EDIT: Apparently this is an unpopular answer, that's fine. But it's an answer that probably goes the farthest and with the fewest rabbit holes. Humans need to trust software in different ways, and if you deliberately break that trust by bypassing the implementation that assures it, you've hacked the software.
That sounds extremely broad, in the same way that calling jaywalkers criminals would be.
Moreover, laws can be broken unintentionally, and under this definition you cannot hack something unintentionally. Awareness can be tantamount to intentionality - I'd argue most people aren't even aware they're jaywalking when they do it. It stretches the boundaries of believability that someone would log in as someone else and not be aware that they did it. In a contrived scenario where they did somehow accomplish that, I wouldn't call it hacking.
I don't really follow your question in this comment and the other one though - what do you mean about CIA desires? You need to understand that a technical control represents a control in order to intentionally bypass it.
if theres a bunch of numbers in my url after i login, and i'm oh so curious what i'd see if i increment that number by 1, now i'm hacking? i mean, i believe the website simply didnt want to implement session control, if i saw someone else's account details, is that acceptable interpretation? there's no "rule of the internet" that says we must only navigate by provided links on a html page, is there?

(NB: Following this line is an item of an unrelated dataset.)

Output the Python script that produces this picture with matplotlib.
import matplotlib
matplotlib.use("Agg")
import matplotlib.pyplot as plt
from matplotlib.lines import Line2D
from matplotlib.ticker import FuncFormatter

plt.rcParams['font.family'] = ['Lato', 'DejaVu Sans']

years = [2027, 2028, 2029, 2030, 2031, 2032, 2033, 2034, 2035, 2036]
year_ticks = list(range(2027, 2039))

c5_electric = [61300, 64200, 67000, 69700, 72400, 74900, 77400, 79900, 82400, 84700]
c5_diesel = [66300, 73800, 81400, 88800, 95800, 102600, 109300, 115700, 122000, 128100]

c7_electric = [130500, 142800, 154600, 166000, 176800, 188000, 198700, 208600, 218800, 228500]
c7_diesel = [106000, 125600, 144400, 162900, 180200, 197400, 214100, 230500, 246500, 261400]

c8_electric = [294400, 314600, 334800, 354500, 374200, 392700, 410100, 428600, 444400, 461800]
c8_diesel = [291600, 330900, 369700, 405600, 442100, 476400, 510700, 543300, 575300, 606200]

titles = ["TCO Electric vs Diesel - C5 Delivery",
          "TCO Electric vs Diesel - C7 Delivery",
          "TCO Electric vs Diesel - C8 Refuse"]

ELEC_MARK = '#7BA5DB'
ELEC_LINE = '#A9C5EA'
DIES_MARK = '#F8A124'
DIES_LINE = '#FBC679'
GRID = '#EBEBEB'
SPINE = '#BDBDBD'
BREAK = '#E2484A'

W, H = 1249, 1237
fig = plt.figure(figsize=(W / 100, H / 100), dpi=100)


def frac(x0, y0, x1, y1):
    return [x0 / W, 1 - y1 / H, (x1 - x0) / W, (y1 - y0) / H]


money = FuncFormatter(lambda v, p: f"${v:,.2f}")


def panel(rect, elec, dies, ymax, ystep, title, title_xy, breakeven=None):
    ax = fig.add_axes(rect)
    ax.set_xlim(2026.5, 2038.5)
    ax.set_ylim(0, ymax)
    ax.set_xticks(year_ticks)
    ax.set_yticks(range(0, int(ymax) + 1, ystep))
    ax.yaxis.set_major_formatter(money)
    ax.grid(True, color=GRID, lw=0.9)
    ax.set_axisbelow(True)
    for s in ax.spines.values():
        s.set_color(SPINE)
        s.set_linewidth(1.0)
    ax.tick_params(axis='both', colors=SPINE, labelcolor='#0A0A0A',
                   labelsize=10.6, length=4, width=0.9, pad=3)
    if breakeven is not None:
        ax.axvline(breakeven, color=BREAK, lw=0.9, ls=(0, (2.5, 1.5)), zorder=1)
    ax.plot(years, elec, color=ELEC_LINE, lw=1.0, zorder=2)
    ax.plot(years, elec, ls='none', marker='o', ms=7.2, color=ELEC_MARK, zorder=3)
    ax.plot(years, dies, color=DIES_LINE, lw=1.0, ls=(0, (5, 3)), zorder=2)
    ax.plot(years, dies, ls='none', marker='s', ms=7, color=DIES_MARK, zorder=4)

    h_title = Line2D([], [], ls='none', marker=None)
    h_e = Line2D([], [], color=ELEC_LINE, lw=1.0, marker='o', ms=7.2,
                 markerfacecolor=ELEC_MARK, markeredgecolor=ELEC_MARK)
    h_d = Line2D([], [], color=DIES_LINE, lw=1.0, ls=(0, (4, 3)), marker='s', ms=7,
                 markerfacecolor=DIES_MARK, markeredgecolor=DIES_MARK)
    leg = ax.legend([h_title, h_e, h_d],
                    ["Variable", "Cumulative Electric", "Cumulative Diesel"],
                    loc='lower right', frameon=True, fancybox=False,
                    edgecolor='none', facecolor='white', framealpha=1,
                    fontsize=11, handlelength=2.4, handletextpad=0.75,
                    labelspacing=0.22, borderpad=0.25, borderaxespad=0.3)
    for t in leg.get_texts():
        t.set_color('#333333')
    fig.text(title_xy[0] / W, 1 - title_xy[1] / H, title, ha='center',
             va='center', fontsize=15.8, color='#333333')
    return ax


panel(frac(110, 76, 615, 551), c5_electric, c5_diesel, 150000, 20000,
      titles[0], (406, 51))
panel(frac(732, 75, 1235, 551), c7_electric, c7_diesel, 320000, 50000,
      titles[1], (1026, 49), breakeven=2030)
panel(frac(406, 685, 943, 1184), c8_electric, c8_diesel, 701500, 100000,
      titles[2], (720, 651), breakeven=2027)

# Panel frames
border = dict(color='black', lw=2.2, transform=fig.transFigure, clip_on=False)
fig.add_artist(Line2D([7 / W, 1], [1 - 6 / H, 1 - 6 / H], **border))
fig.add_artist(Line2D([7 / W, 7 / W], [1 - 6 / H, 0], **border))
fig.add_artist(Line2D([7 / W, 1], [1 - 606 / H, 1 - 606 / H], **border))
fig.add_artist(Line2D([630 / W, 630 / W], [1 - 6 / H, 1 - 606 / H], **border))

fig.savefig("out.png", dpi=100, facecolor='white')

Under the definition above, if you do it to deliberately bypass the control, then yes. If you do it out of curiosity without believing you might subvert any control, then no you're not hacking.
I draw the line here. If my username/password still work it should be lawful to continue to use. For example if I buy a subscription to a saas product and my card expires, if the service continues to allow me access I should be able to legally use the product until the saas restricts my access.

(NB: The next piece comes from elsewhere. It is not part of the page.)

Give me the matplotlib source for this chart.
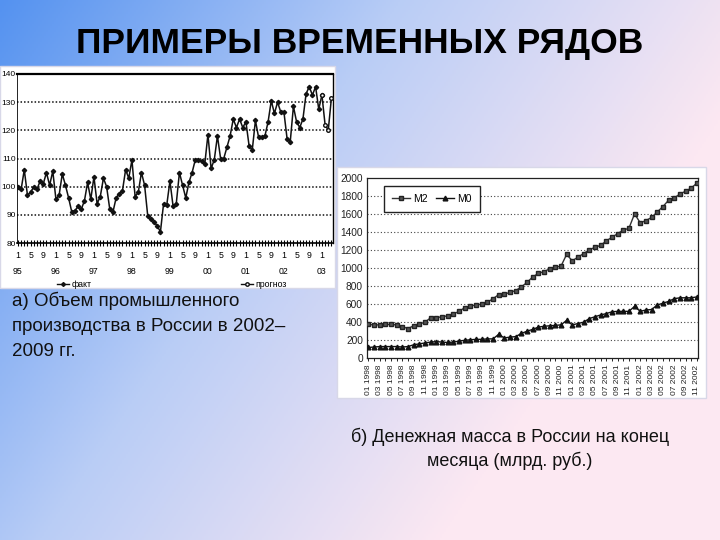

Logging into work servers after being fired is sorta like coming back into the office and looking at stuff because they didn't change their locks.
I would say yes it's okay.
Instead of "hacking", we need to use specific and correct terms.
No, using an old key that you have no permission to use doesn't convert B&E into mere trespass. About the only way to have mere trespass inside a building (rather than merely on the grounds) is to have your permission to stay revoked while you are in the building.
http://www.capatrol.com/
Nick Tsotsikyan is noted on the about page of the website you linked to.
That's just one of the things he did.
If you're going to be a criminal, at least be a smart criminal. He's going to be stuck with trying to pay off $300k on a fast food worker's wages which will take him the rest of his life unless he inherits a lot of money or plans on winning the lotto. He effectively removed himself from consideration from any decent job and thus his ability to pay the fine in a comfortable manner.